Boy Entrepreneur Invents Lego Braille Printer

Boy Entrepreneur Invents Lego Braille Printer

A 13-year-old American boy is thought to be the youngest entrepreneur ever to receive venture capital after he invented a Braille printer using Lego.

Proving that Silicon Valley wonder kids really are getting younger, Shubham Banerjee had his light-bulb moment after asking his parents how blind people read.

The California eighth-grader's mum and dad told him to Google the answer and he began to read up about Braille, the tactile writing system for the visually impaired.

He was surprised to find that Braille printers cost at least $2,000 (£1,300), way too expensive for many in the developing world, and weigh a hefty 20lb (9kg).

Shubham, of Santa Clara, decided to have a go at building a cheaper, lighter printer as a school science project.
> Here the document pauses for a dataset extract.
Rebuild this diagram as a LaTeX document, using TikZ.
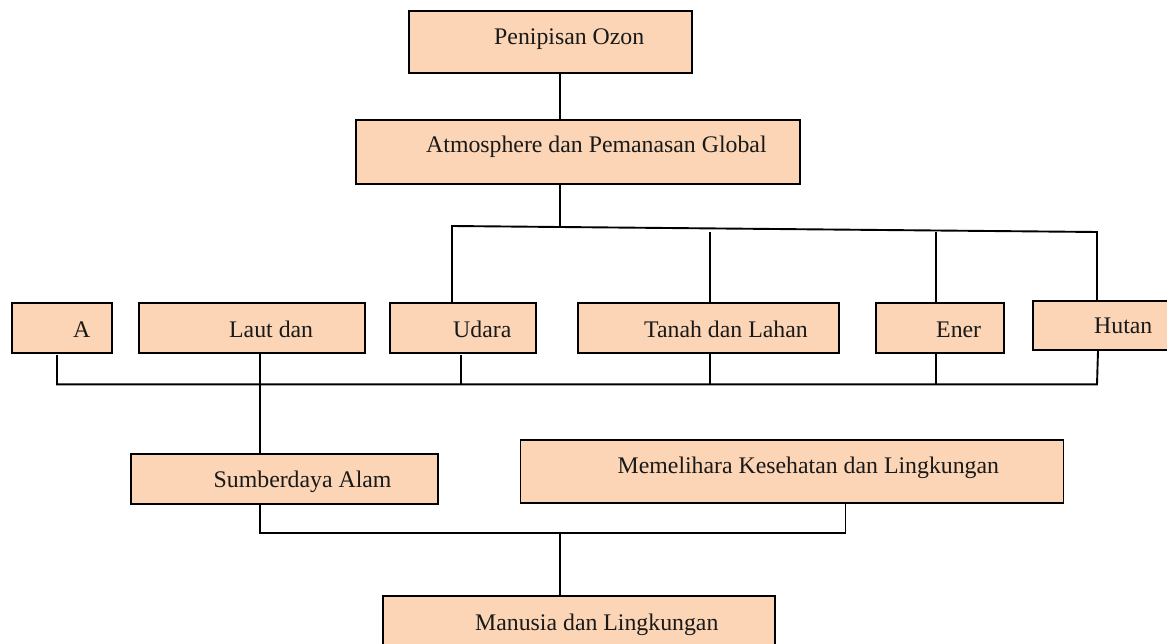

He perfected his prototype, using a Lego Mindstorms EV3 robotics kit, working late at night at his kitchen table.

"I just thought that price should not be there," he told AP news agency. "I know that there is a simpler way to do this."

Shubham wants to deliver a lightweight model that can be sold for $350.

He launched Braigo Labs - a name that combines Braille and Lego - last summer to develop his idea, with a $35,000 investment from his father.

Tech giant Intel Corp has now pumped an undisclosed sum into the start-up.

Edward Ross, director of Inventor Platforms at Intel, said: "He's solving a real problem, and he wants to go off and disrupt an existing industry.

"And that's really what it's all about."

The company aims to have a version of the printer ready for blind organisations to test this summer.

But the boardroom will have to wait for Shubham.

The teen prodigy is too young to be chief executive of his own company, so his mother has taken the job.